Все это выглядит так, будто голый человек-невидимка надел эту рубашку, сгорбился, ссутулился и вот-вот начнет бесшумно, комично и одновременно грациозно скакать по полу на цыпочках.
А доски нет. Есть человек-невидимка.
***
Я скучаю по гулу ночного летнего города.
Я слышу шум - я чувствую, что за многоэтажками есть море. А моря нет. Приятное заблуждение, от которого не хочешь избавляться.

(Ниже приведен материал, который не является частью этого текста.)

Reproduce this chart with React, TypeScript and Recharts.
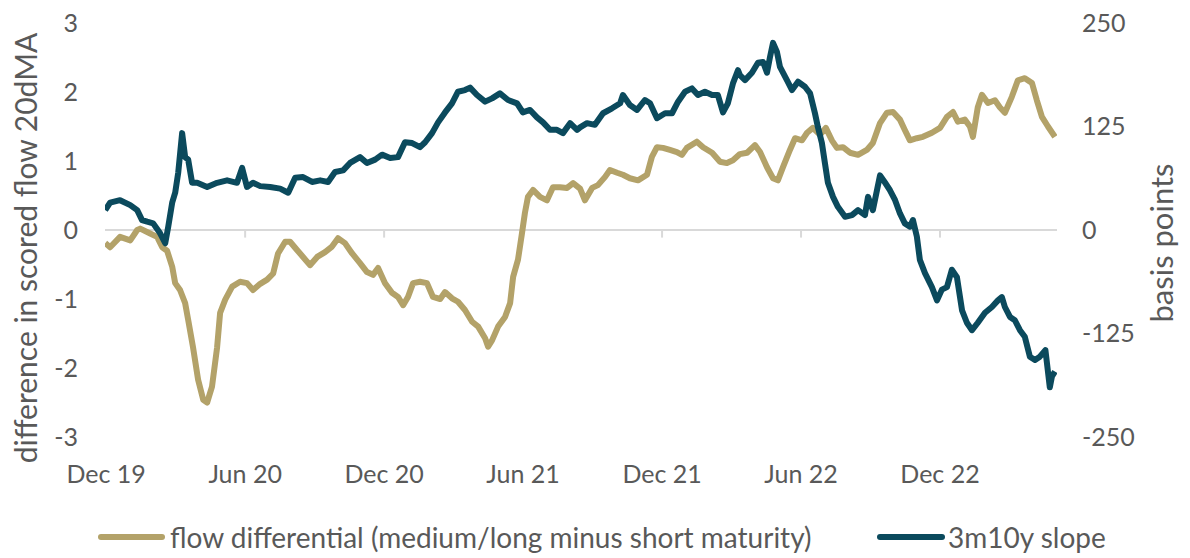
import { LineChart, Line, XAxis, YAxis, ReferenceLine, Label } from 'recharts'

// months after the Dec 19 tick
const flowT = [
  -0.04, 0.17, 0.6, 1.04, 1.34, 1.47, 1.9, 2.2, 2.42, 2.63, 2.85, 2.98, 3.19, 3.41, 3.54, 3.75, 3.97, 4.19, 4.36, 4.57,
  4.79, 4.92, 5.14, 5.44, 5.78, 6.08, 6.34, 6.65, 6.95, 7.21, 7.42, 7.73, 7.94, 8.24, 8.5, 8.8, 9.11, 9.45, 9.75, 10.01,
  10.31, 10.62, 10.96, 11.26, 11.52, 11.74, 12.04, 12.34, 12.6, 12.82, 13.03, 13.25, 13.55, 13.85, 14.11, 14.42, 14.63, 14.93, 15.19, 15.49,
  15.8, 16.06, 16.36, 16.49, 16.66, 16.92, 17.22, 17.44, 17.57, 17.78, 17.95, 18.08, 18.21, 18.43, 18.73, 19.03, 19.29, 19.59, 19.9, 20.16,
  20.46, 20.67, 20.98, 21.23, 21.54, 21.75, 22.06, 22.31, 22.61, 22.96, 23.35, 23.56, 23.78, 24.04, 24.34, 24.64, 24.86, 25.07, 25.5, 25.77,
  26.16, 26.5, 26.8, 27.06, 27.36, 27.67, 28.01, 28.23, 28.53, 28.79, 29.0, 29.22, 29.52, 29.74, 30.04, 30.26, 30.51, 30.82, 31.07, 31.33,
  31.55, 31.81, 32.11, 32.46, 32.84, 33.1, 33.41, 33.71, 33.97, 34.27, 34.48, 34.7, 35.0, 35.26, 35.65, 36.0, 36.3, 36.56, 36.77, 37.07,
  37.29, 37.42, 37.63, 37.81, 38.07, 38.37, 38.58, 38.8, 39.1, 39.36, 39.66, 39.97, 40.18, 40.4, 40.66, 40.96,
]
const flowV = [
  -0.19, -0.25, -0.1, -0.15, 0, 0.02, -0.05, -0.1, -0.25, -0.3, -0.53, -0.77, -0.87, -1.06, -1.3, -1.7, -2.17, -2.46, -2.5, -2.27,
  -1.7, -1.2, -1.01, -0.82, -0.75, -0.77, -0.87, -0.78, -0.72, -0.63, -0.34, -0.17, -0.17, -0.29, -0.39, -0.51, -0.39, -0.32, -0.24, -0.12,
  -0.19, -0.34, -0.48, -0.61, -0.65, -0.55, -0.77, -0.91, -0.97, -1.09, -0.97, -0.77, -0.75, -0.77, -0.97, -1.0, -0.9, -0.99, -1.04, -1.16,
  -1.33, -1.4, -1.57, -1.69, -1.6, -1.4, -1.26, -1.06, -0.68, -0.43, -0.05, 0.25, 0.48, 0.58, 0.48, 0.43, 0.62, 0.62, 0.61, 0.68,
  0.6, 0.43, 0.61, 0.65, 0.77, 0.87, 0.83, 0.8, 0.75, 0.72, 0.8, 1.06, 1.2, 1.19, 1.16, 1.13, 1.09, 1.19, 1.28, 1.2,
  1.12, 0.99, 0.97, 1.01, 1.1, 1.12, 1.23, 1.13, 0.91, 0.75, 0.72, 0.91, 1.16, 1.33, 1.3, 1.41, 1.48, 1.38, 1.48, 1.3,
  1.19, 1.2, 1.12, 1.09, 1.16, 1.26, 1.55, 1.7, 1.71, 1.6, 1.45, 1.3, 1.33, 1.35, 1.41, 1.48, 1.64, 1.71, 1.57, 1.6,
  1.5, 1.35, 1.78, 1.96, 1.84, 1.88, 1.78, 1.7, 1.93, 2.17, 2.2, 2.13, 1.88, 1.64, 1.5, 1.35,
]

const slopeT = [
  -0.04, 0.17, 0.6, 1.04, 1.34, 1.55, 1.77, 2.03, 2.33, 2.55, 2.68, 2.85, 2.98, 3.11, 3.28, 3.41, 3.54, 3.71, 3.93, 4.36,
  4.79, 5.22, 5.65, 5.87, 6.08, 6.34, 6.65, 7.08, 7.51, 7.86, 8.16, 8.5, 8.89, 9.24, 9.58, 9.88, 10.23, 10.53, 10.96, 11.26,
  11.61, 11.91, 12.26, 12.6, 12.9, 13.21, 13.55, 13.77, 14.07, 14.33, 14.63, 14.93, 15.19, 15.49, 15.71, 16.01, 16.36, 16.66, 17.0, 17.35,
  17.74, 17.99, 18.3, 18.6, 18.86, 19.16, 19.46, 19.72, 20.03, 20.33, 20.46, 20.76, 21.1, 21.45, 21.84, 22.19, 22.31, 22.61, 22.92, 23.26,
  23.48, 23.78, 24.13, 24.43, 24.69, 24.99, 25.29, 25.55, 25.85, 26.16, 26.41, 26.63, 26.84, 27.06, 27.28, 27.36, 27.58, 27.88, 28.14, 28.36,
  28.53, 28.66, 28.79, 28.96, 29.09, 29.39, 29.61, 29.87, 30.17, 30.39, 30.6, 30.73, 30.9, 31.03, 31.16, 31.38, 31.59, 31.9, 32.2, 32.46,
  32.76, 32.89, 33.1, 33.41, 33.63, 33.84, 34.06, 34.27, 34.48, 34.7, 34.83, 35.0, 35.13, 35.35, 35.65, 35.87, 36.08, 36.3, 36.51, 36.73,
  36.95, 37.16, 37.38, 37.63, 37.94, 38.24, 38.5, 38.67, 38.8, 39.02, 39.23, 39.45, 39.66, 39.88, 40.1, 40.31, 40.55, 40.74, 40.83, 40.96,
]
const slopeV = [
  24, 33, 36, 30, 24, 12, 10, 8, -4, -16, 4, 33, 45, 69, 117, 88, 85, 57, 57, 52,
  57, 60, 57, 75, 52, 57, 53, 52, 50, 45, 63, 64, 58, 60, 58, 70, 72, 81, 88, 81,
  85, 91, 87, 88, 106, 105, 100, 106, 117, 130, 142, 153, 167, 169, 172, 163, 155, 159, 165, 157,
  153, 142, 145, 136, 130, 121, 121, 117, 129, 121, 124, 129, 127, 141, 147, 153, 163, 151, 145, 157,
  153, 135, 141, 141, 155, 167, 171, 163, 167, 163, 163, 142, 153, 177, 193, 187, 181, 190, 202, 203,
  190, 209, 226, 215, 197, 181, 169, 179, 173, 165, 141, 124, 105, 81, 57, 40, 28, 16, 18, 24,
  18, 40, 24, 66, 57, 48, 36, 20, 8, 4, 12, -8, -36, -52, -69, -85, -72, -69, -48, -57,
  -97, -112, -121, -112, -100, -93, -85, -81, -93, -105, -109, -121, -129, -153, -157, -153, -145, -190, -177, -171,
]

const xTicks = [0, 6, 12, 18, 24, 30, 36]
const xLabels = ['Dec 19', 'Jun 20', 'Dec 20', 'Jun 21', 'Dec 21', 'Jun 22', 'Dec 22']
const leftTicks = [-3, -2, -1, 0, 1, 2, 3]
const rightTicks = [-250, -125, 0, 125, 250]

const GOLD = '#b3a269'
const NAVY = '#0b4a5d'
const TEXT = '#595959'
const FONT = 'Lato, "Open Sans", sans-serif'

const flowData = flowT.map((t, i) => ({ t, v: flowV[i] }))
const slopeData = slopeT.map((t, i) => ({ t, v: slopeV[i] }))

const leftTitle = (props: any) => {
  const vb = props.viewBox
  const cy = vb.y + vb.height / 2 + 18
  return (
    <text x={37} y={cy} transform={`rotate(-90 37 ${cy})`} textAnchor="middle" fill={TEXT} fontSize={30} fontFamily={FONT}>
      difference in scored flow 20dMA
    </text>
  )
}

const rightTitle = (props: any) => {
  const vb = props.viewBox
  const cy = vb.y + vb.height / 2 + 13
  return (
    <text x={1173} y={cy} transform={`rotate(-90 1173 ${cy})`} textAnchor="middle" fill={TEXT} fontSize={31} fontFamily={FONT}>
      basis points
    </text>
  )
}

export default function App() {
  return (
    <div style={{ position: 'absolute', left: 0, top: 0, width: 1190, height: 558, background: '#fff', fontFamily: FONT }}>
      <LineChart width={1190} height={558} margin={{ top: 23, right: 0, bottom: 0, left: 0 }}>
        <XAxis
          type="number"
          dataKey="t"
          domain={[-0.05, 41.05]}
          ticks={xTicks}
          tickFormatter={(v: number) => xLabels[xTicks.indexOf(v)] ?? ''}
          axisLine={false}
          tickLine={false}
          tickSize={0}
          tickMargin={28}
          height={121}
          tick={{ fill: TEXT, fontSize: 25 }}
          allowDataOverflow
        />
        <YAxis
          yAxisId="left"
          domain={[-3, 3]}
          ticks={leftTicks}
          axisLine={false}
          tickLine={false}
          tickSize={0}
          tickMargin={27}
          width={105}
          tick={{ fill: TEXT, fontSize: 25 }}
        >
          <Label content={leftTitle} />
        </YAxis>
        <YAxis
          yAxisId="right"
          orientation="right"
          domain={[-250, 250]}
          ticks={rightTicks}
          axisLine={false}
          tickLine={false}
          tickSize={0}
          tickMargin={25}
          width={133}
          tick={{ fill: TEXT, fontSize: 25 }}
        >
          <Label content={rightTitle} />
        </YAxis>
        <ReferenceLine yAxisId="left" y={0} stroke="#d9d9d9" strokeWidth={2} />
        {xTicks.slice(1).map(t => (
          <ReferenceLine
            key={t}
            yAxisId="left"
            segment={[{ x: t, y: 0 }, { x: t, y: -0.11 }]}
            stroke="#d9d9d9"
            strokeWidth={2}
          />
        ))}
        <Line
          yAxisId="left"
          data={flowData}
          dataKey="v"
          type="linear"
          stroke={GOLD}
          strokeWidth={6}
          dot={false}
          strokeLinejoin="round"
          isAnimationActive={false}
        />
        <Line
          yAxisId="right"
          data={slopeData}
          dataKey="v"
          type="linear"
          stroke={NAVY}
          strokeWidth={6}
          dot={false}
          strokeLinejoin="round"
          isAnimationActive={false}
        />
      </LineChart>
      <div style={{ position: 'absolute', left: 98, top: 520, height: 34, display: 'flex', alignItems: 'center', color: TEXT, fontSize: 28, whiteSpace: 'nowrap' }}>
        <span style={{ display: 'inline-block', width: 67, height: 6, borderRadius: 3, background: GOLD, marginRight: 5 }} />
        flow differential (medium/long minus short maturity)
      </div>
      <div style={{ position: 'absolute', left: 877, top: 520, height: 34, display: 'flex', alignItems: 'center', color: TEXT, fontSize: 28, whiteSpace: 'nowrap' }}>
        <span style={{ display: 'inline-block', width: 68, height: 6, borderRadius: 3, background: NAVY, marginRight: 3 }} />
        3m10y slope
      </div>
    </div>
  )
}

И тут появляется другое ощущение.
***
Есть словосочетание "пиздатая баба". В нем есть что-то животное, сексуальное, но красивое. То, что хочешь прямо сейчас.
А есть мои воробьи. Я люблю их. Лучи света в моем промозглом тёмном царстве.
Мои чудесные воробьи, видите, я совсем не черствая, можно поклевать. Только клюйте нежно, аккуратно. Я знаю, что говорю это зря, вы не можете не нежно.
Люблю.
Если я говорю "люблю", значит я во власти кого-то? Нет. Я просто говорю то, что думаю. И я могу уйти куда угодно.
***
И ушла. Я вдруг пришла в старый хрущевский дом на улице Беринга. Поднялась на последний, четвертый, этаж. Хотела позвонить, но дверь сама открылась. Дверь эту открыла женщина по имени Лариса. Ей было пятьдесят лет, у нее были светлые рыжие крашеные волосы и очки. Она сказала:
- Чего ты хочешь?
Я сказала:
- Немного тепла.
Она сказала:
- Тепла нет, мой муж умер. А я на тепло не способна.
Я сказала:
- Может быть, вы пустите меня в квартиру. Я помню тепло вашего мужа. Он умер, но тепло осталось.
Она сказала:
- Тепло ушло вместе с ним. Не ждите.
Я сказала:
- Ладно. Всего хорошего.
***
Я очутилась в метро. На станции метро "Университет" вместо "Осторожно, двери закрываются, следующая станция - Проспект Вернадского" раздалось следующее:
Я удивилась. Все мы удивились. Я держала в руках подаренную розу, смотрела на ее сердцевину и не хотела смотреть больше никуда. Напротив сидели двое - юноша и юноша. Они закрыли глаза и надеялись, что эта песня когда-нибудь закончится.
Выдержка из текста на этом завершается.